Somaliland, a name that sounds like a Disneyland pavilion and a country whose existence is unknown to a vast part of the world's population, which was my case before disembarking at the airport of Hargeisa, its capital. This de facto nation is located in the Horn of Africa, and was a British colony until the early 60's, when the United Kingdom and Italy decided to grant independence to Somaliland and Somalia simultaneously by unifying the two countries and establishing the Republic of Somalia. This unification was never fully accepted by the people of Somaliland as they already considered themselves an autonomous state so in 1991 Somaliland decided to declare their autonomy by proclaiming their independence from Somalia; independence which since that date has not been ratified by Somalia or any other country or international organization.

 

I arrived in Somaliland to join a multidisciplinary team to conduct an exploratory mission with the goal of studying the effects of a devastating drought affecting the area and the deterioration of humanitarian conditions linked to it; our job was to try to identify possible projects to patch the problem, which was found later to be more complex than just the lack of water. As we traveled around the country and our exploration progressed, my need to photograph also grew; I started photographing during these various trips in this state that no one recognizes as such and only exists in the collective subconscious of its inhabitants.

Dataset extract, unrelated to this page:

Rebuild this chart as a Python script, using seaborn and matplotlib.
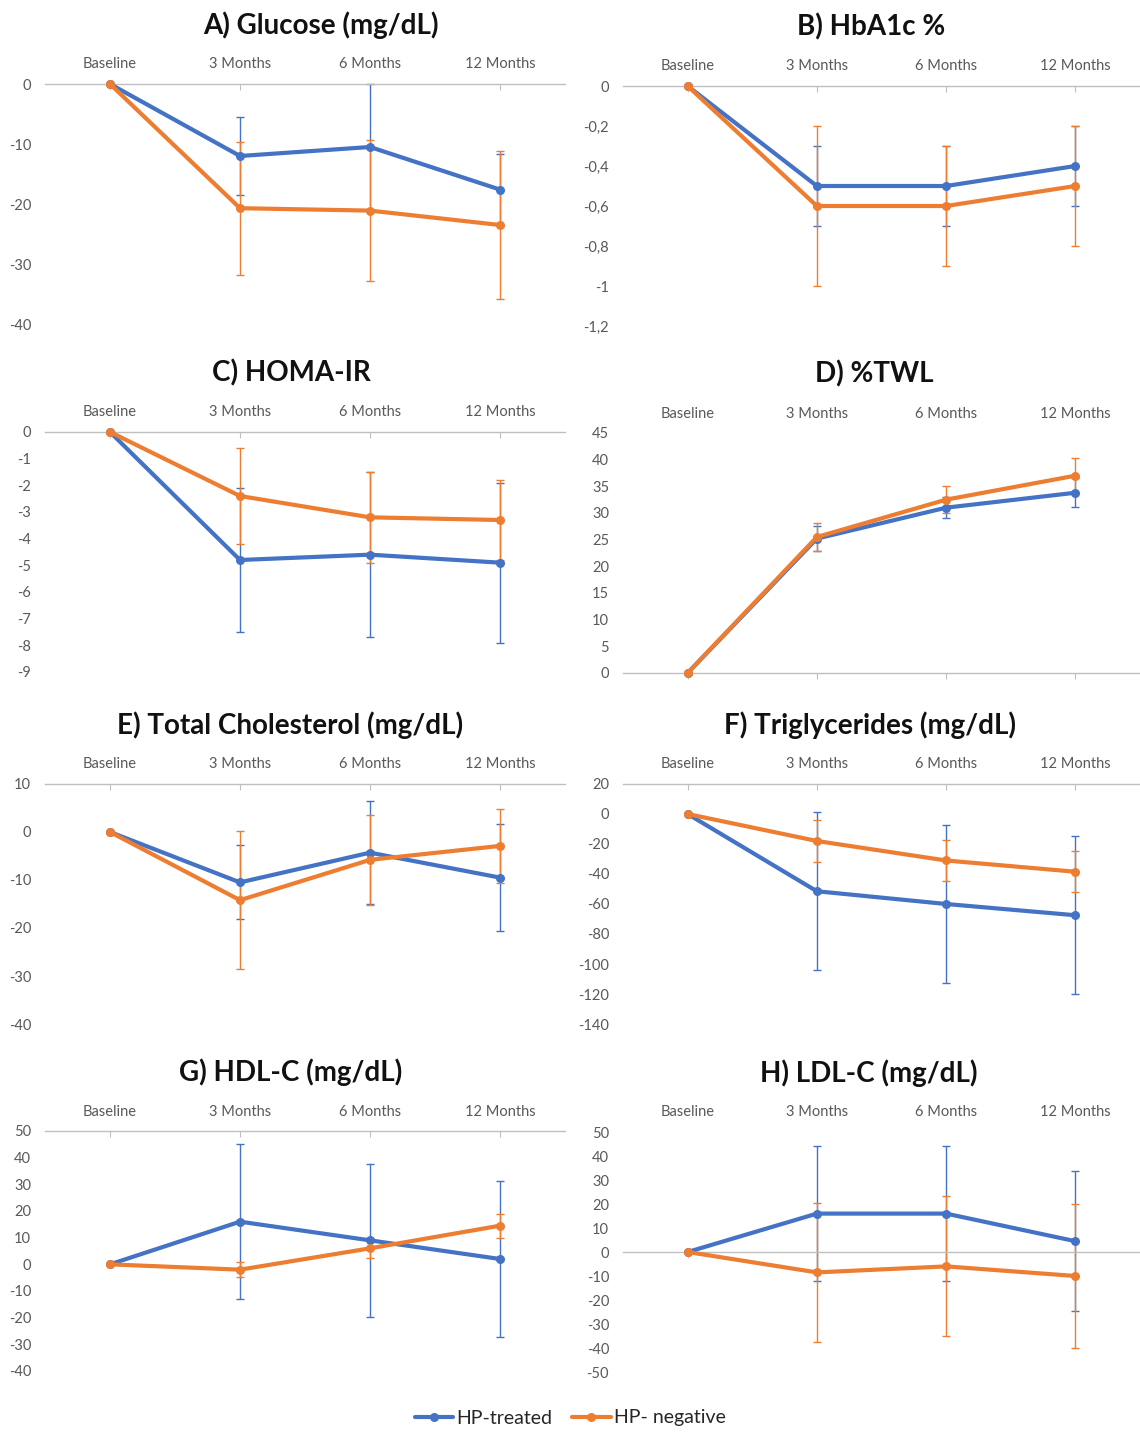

Being humanitarian also means taking into account the reality of the countries in which we work in , and bring to the attention of the rest of the world those that we tend to forget. Ethics dictate that we ask permission from the subject before photographing ; This work raises this ethical question between the desire to capture what a country hides behind its borders and the respect for its privacy.

 

The use of movement and blur, effects directly linked to the tinted windows used for the work, allows the images here to show without revealing, to make art without identities. A hidden country of inconspicuous people, where photographers are sometimes perceived as external marauders to this national autonomy. The images present here do not intend to show the daily life of this nation nor are they a representation of its reality. The images are a representation of what cannot be seen of this country; a reality seen through the dark tint of car windows, through the peephole of a moving vehicle that shows that place in the world where its intimacy has to be extracted from the only possible position… imperceptible and spontaneous. This work represents those who simply want to be.